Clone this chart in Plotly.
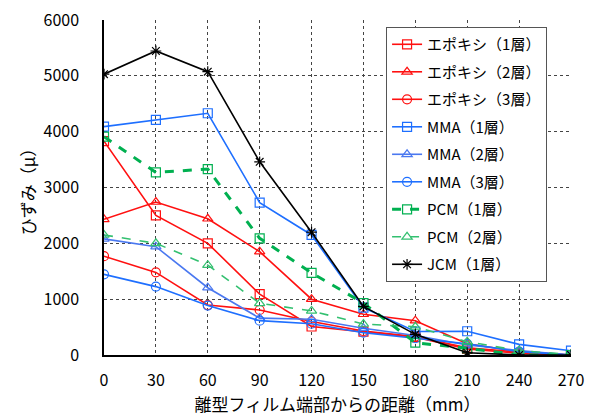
import plotly.graph_objects as go

x = [0, 30, 60, 90, 120, 150, 180, 210, 240, 270]

epoxy1 = [3830, 2500, 2000, 1090, 510, 420, 320, 110, 30, 0]
epoxy2 = [2430, 2740, 2440, 1850, 1000, 730, 615, 200, 60, 0]
epoxy3 = [1770, 1480, 895, 806, 600, 430, 330, 130, 50, 0]
mma1 = [4090, 4210, 4330, 2730, 2150, 850, 420, 425, 190, 77]
mma2 = [2080, 1940, 1205, 660, 640, 480, 350, 180, 80, 0]
mma3 = [1445, 1225, 885, 615, 560, 400, 300, 200, 60, 0]
pcm1 = [3910, 3270, 3330, 2090, 1470, 930, 220, 120, 0, 0]
pcm2 = [2150, 2000, 1610, 926, 790, 555, 505, 239, 77, 12]
jcm1 = [5030, 5445, 5075, 3460, 2200, 870, 370, 40, 0, 0]

names = ["エポキシ（1層）", "エポキシ（2層）", "エポキシ（3層）",
         "MMA（1層）", "MMA（2層）", "MMA（3層）",
         "PCM（1層）", "PCM（2層）", "JCM（1層）"]

series = [epoxy1, epoxy2, epoxy3, mma1, mma2, mma3, pcm1, pcm2, jcm1]
colors = ["#FF1010", "#FF1010", "#FF1010", "#1E6FFF", "#4A78F0", "#1E6FFF",
          "#00B050", "#33C070", "#000000"]
symbols = ["square-open", "triangle-up-open", "circle-open",
           "square-open", "triangle-up-open", "circle-open",
           "square-open", "triangle-up-open", "asterisk-open"]
widths = [1.6, 1.6, 1.6, 1.6, 1.6, 1.6, 3, 1.6, 1.6]
dashes = ["solid"] * 6 + ["dash", "dash", "solid"]

fig = go.Figure()
for i, (name, ys, c, s, w, d) in enumerate(zip(names, series, colors, symbols, widths, dashes)):
    fig.add_trace(go.Scatter(
        x=x, y=ys, name=name, mode="lines+markers", legendgroup=f"g{i}",
        line=dict(color=c, width=w, dash=d),
        marker=dict(symbol=s, size=9, color=c, line=dict(color=c, width=1.2)),
    ))

font = "Noto Sans CJK JP"
fig.update_layout(
    width=595, height=419,
    margin=dict(l=104, r=24, t=20, b=64, autoexpand=False),
    paper_bgcolor="white", plot_bgcolor="white",
    font=dict(family=font, size=16, color="black"),
    showlegend=True,
    legend=dict(
        x=0.604, y=0.979, xanchor="left", yanchor="top",
        bgcolor="white", bordercolor="#555555", borderwidth=1,
        font=dict(family=font, size=15), tracegroupgap=5,
        itemwidth=30,
    ),
    xaxis=dict(
        range=[0, 270], tickmode="array", tickvals=x,
        showgrid=True, gridcolor="#444444", griddash="dot", gridwidth=1,
        showline=True, linecolor="black", linewidth=1.5, mirror=False,
        ticks="", zeroline=False, ticklabelstandoff=10,
        title=dict(text="離型フィルム端部からの距離（mm）", standoff=6,
                   font=dict(family=font, size=17)),
        tickfont=dict(family=font, size=16),
    ),
    yaxis=dict(
        range=[0, 6000], tickvals=[0, 1000, 2000, 3000, 4000, 5000, 6000],
        showgrid=True, gridcolor="#444444", griddash="dot", gridwidth=1,
        showline=True, linecolor="black", linewidth=1.5,
        ticks="", zeroline=False, ticklabelstandoff=20,
        title=dict(text="ひずみ（μ）", standoff=4,
                   font=dict(family=font, size=17)),
        tickfont=dict(family=font, size=16),
    ),
)

fig.write_html("out.html", config={"displayModeBar": False},
               post_script="document.body.style.margin='0';document.body.style.padding='0';")
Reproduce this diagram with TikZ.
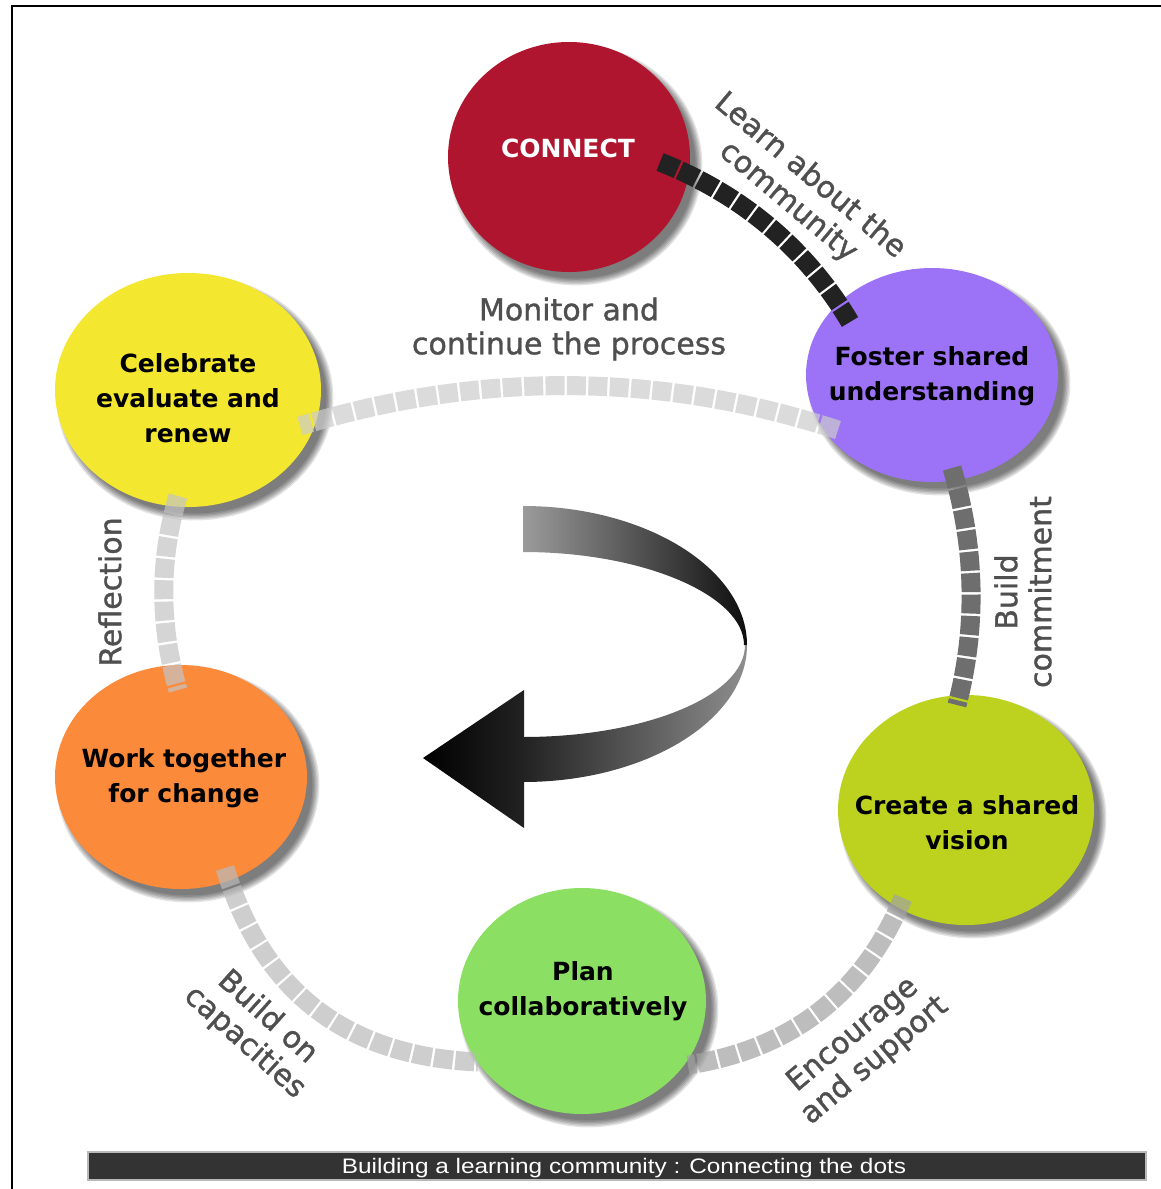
****************
= Problem to solve =
Track down every line of the material containing the string "this", and copy it.

= The solution =
Clone this chart in Plotly.
Reproduce this diagram with TikZ.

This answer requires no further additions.